10. En l'occurrence, les rappels de taxe sur la valeur ajoutée au titre des années 2014 et 2015 ainsi que les cotisations supplémentaires d'impôt sur les sociétés au titre de l'exercice 2015 ont été établies suivant la procédure de taxation d'office, faisant ainsi peser la charge de la preuve sur la requérante.
11. En se bornant à soutenir que le chiffre d'affaires retenu par l'administration au titre de la période vérifiée ainsi que le rejet de certaines charges ne sont pas justifiés, la société requérante, dont la comptabilité présentait de graves irrégularités ainsi que cela l'a déjà été indiqué au point 4 du présent arrêt, n'apporte aucun élément de nature à remettre en cause le bien-fondé des impositions en litige.
12. Il résulte de tout ce qui précède que la société Solutions Services Plus n'est pas fondée à soutenir que c'est à tort que, par le jugement attaqué, le tribunal administratif de La Réunion a rejeté sa demande.
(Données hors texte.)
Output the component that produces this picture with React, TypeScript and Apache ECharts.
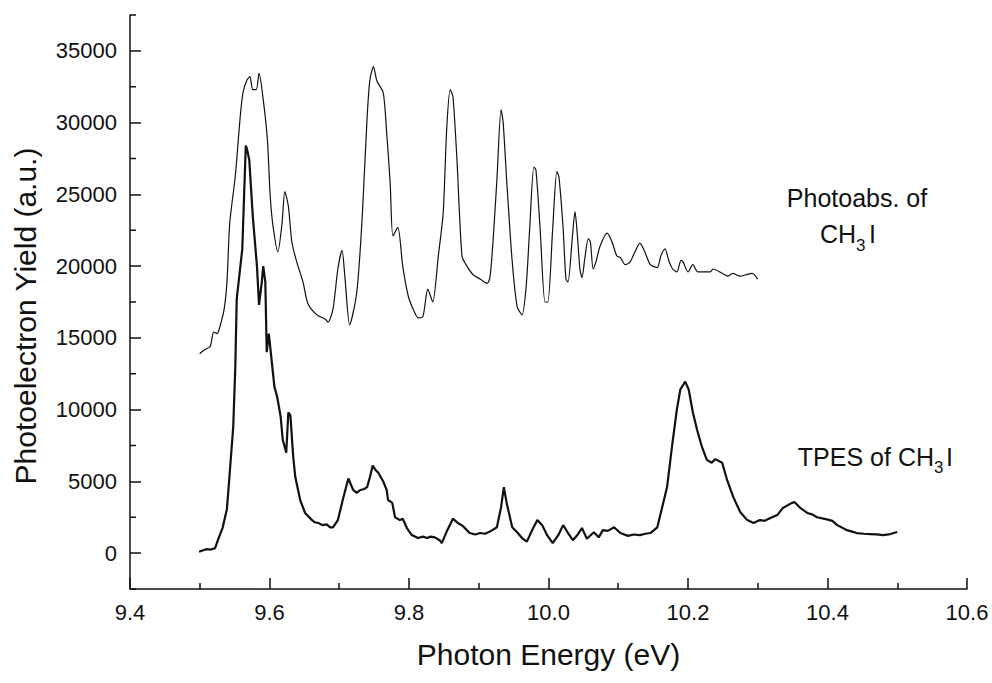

Par voie de conséquence, ses conclusions tendant à l'application de l'article L. 761-1 du code de justice administrative doivent être rejetées.
DECIDE :
Article 1er : La requête de la société Solutions Services Plus est rejetée.
Article 2 : Le présent arrêt sera notifié à la société Solutions Services Plus et au ministre de l'économie, des finances et de la souveraineté industrielle et numérique.
Copie en sera adressée à la direction spécialisée de contrôle fiscal sud-ouest.
Délibéré après l'audience du 15 mai 2025 à laquelle siégeaient :
Mme Frédérique Munoz-Pauziès, présidente,
Mme Bénédicte Martin, présidente-assesseure,
Mme Lucie Cazcarra, première conseillère,
Rendu public par mise à disposition au greffe le 5 juin 2025.
La rapporteure,
Lucie CazcarraLa présidente,
Frédérique Munoz-Pauziès La greffière,
Laurence Mindine
La République mande et ordonne au ministre de l'économie, des finances et de la souveraineté industrielle et numérique en ce qui le concerne, et à tous commissaires de justice à ce requis, en ce qui concerne les voies de droit commun contre les parties privées, de pourvoir à l'exécution du présent arrêt.